Inadequate hole cleaning in drilling horizontal wells may cause a number of costly problems, such as premature bit wear, a slow drilling rate, formation fracture, high torque and drag, and a stuck pipe. If the situation is not handled properly, the problem can lead to sidetracking or loss of the well. Several field studies have documented that hole cleaning is a frequently occurring problem that has to be watched carefully, otherwise it can and does develop into the serious problems mentioned.1-3 Persisting cuttings transport difficulties in the field and many studies with large-scale wellbore simulators have proven that cuttings transport in highly inclined wellbores is a complex problem. Over the last 20 years, many papers have been published that address the subject.
The majority of these publications provided qualitative studies and/or practical field guidelines, while some have presented modeling schemes that can be used to help the field engineer in optimization of drilling operations.
In this article, developments in cuttings transport over the years, the shortcomings of its present status, and future research needs are addressed.
Pioneering Experimental Studies
Large-scale cuttings transport studies in inclined wellbores were initiated at the Tulsa University Drilling Research Projects (TUDRP) about two decades ago with the support of a few major oil and service companies. A flow loop was built that consisted of a 40-ft length of 5-in. transparent annular test section and the means to vary and control the (1) angles of inclination between vertical and horizontal, (2) mud pumping flow rate, (3) drilling rate, and (4) drill-pipe rotation and eccentricity. Past results have revealed the marked difference between the cuttings transport in inclined wellbores and that of vertical wellbores. A cuttings bed was observed to form at inclination angles of more than 35° from vertical, and this bed could slide back down for angles up to 50°. Tomren, Iyoho, and Azar4 published the results of these studies. Mud velocities in the range of 3 to 4 ft/s were found necessary for high angles with no pipe rotation compared with the 1 to 2 ft/s normally used for vertical drilling. Eccentricity, created by the drillpipe lying on the low side of the annulus, was found to worsen the situation. Analysis of annular fluid flow showed that eccentricity diverts most of the mud flow away from the low side of the annulus, where the cuttings tend to settle, to the more open area above the drillpipe.
The above study at TUDRP was followed by another landmark work in cuttings transport by Okrajni and Azar,5 in which they investigated the effect of mud rheology on hole cleaning. Their work confirmed the earlier findings and established that the cuttings transport mechanism and flow behavior in high angle wellbores are quite different than those of vertical wellbores. It was observed that removing a cuttings bed with a high viscosity mud, a remedy for the hole cleaning problem in vertical wells, may in fact be detrimental in high angle wellbores (assuming a zero to low drill-pipe rotation), and that a low viscosity mud that can promote turbulence is more helpful. On the basis of this finding and on the previous study, hole cleaning was found to depend on the angle of inclination, hydraulics, mud rheological properties, drill-pipe eccentricity, and rate of penetration. Qualitative relationships for the effect of these parameters on cuttings transport were presented in Ref. 5.
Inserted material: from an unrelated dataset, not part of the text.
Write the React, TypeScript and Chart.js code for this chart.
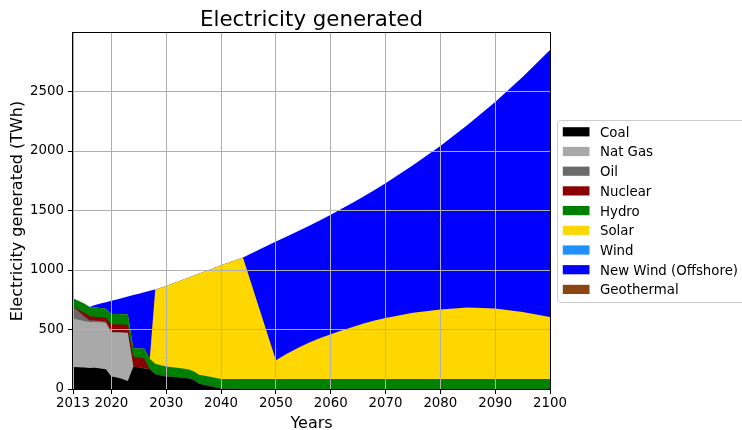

Further analysis of Okrajni and Azar's rheological data by Becker, Azar, and Okrajni6 showed that the cuttings transport performance of the muds tested correlated best with the low end shear rate viscosity, particularly the 6 rpm Fann V-G viscometer dial readings.
The Awakening Years—Building Flow Loops
By the mid-1980's, a general qualitative understanding of the hole cleaning problem in highly inclined wellbores had been gained. However, the subject proved to be fairly complex and did not lend itself to a comprehensive analysis. Meanwhile, more directional and horizontal wells with longer lateral reaches were being drilled and they met with frequent difficulties in hole cleaning. The field problems were caused by lack of predictive models, slow transfer of the research results to the field, inadequate field experience, and limitations of the drilling equipment.
In light of the recurring hole cleaning problems, the oil industry felt the urgency for more research and development in cuttings transport. This led most of the major oil companies to form their own internal hole cleaning teams. The need for more and new experimental data created a high demand for additional flow loops. In partnership with Chevron, Conoco, Elf Aquitaine, and Philips, TUDRP built a new and larger flow loop, with 100-ft long test section of 8-in. annulus.7 By the end of the 1980's a few flow loops of various sizes and different levels of capability were built. The construction and commissioning of new flow loops were reported by TUDRP,7 Heriot-Watt University,9 BP,10 Southwest Research,11 M.I. Drilling Fluids,12 and the Institute Franc¸ais du Petrole.13 All the flow loops had a transparent part of the annular test section that allowed observation of the cuttings transport mechanism. These flow loops provided the necessary tools for collecting the badly needed experimental data.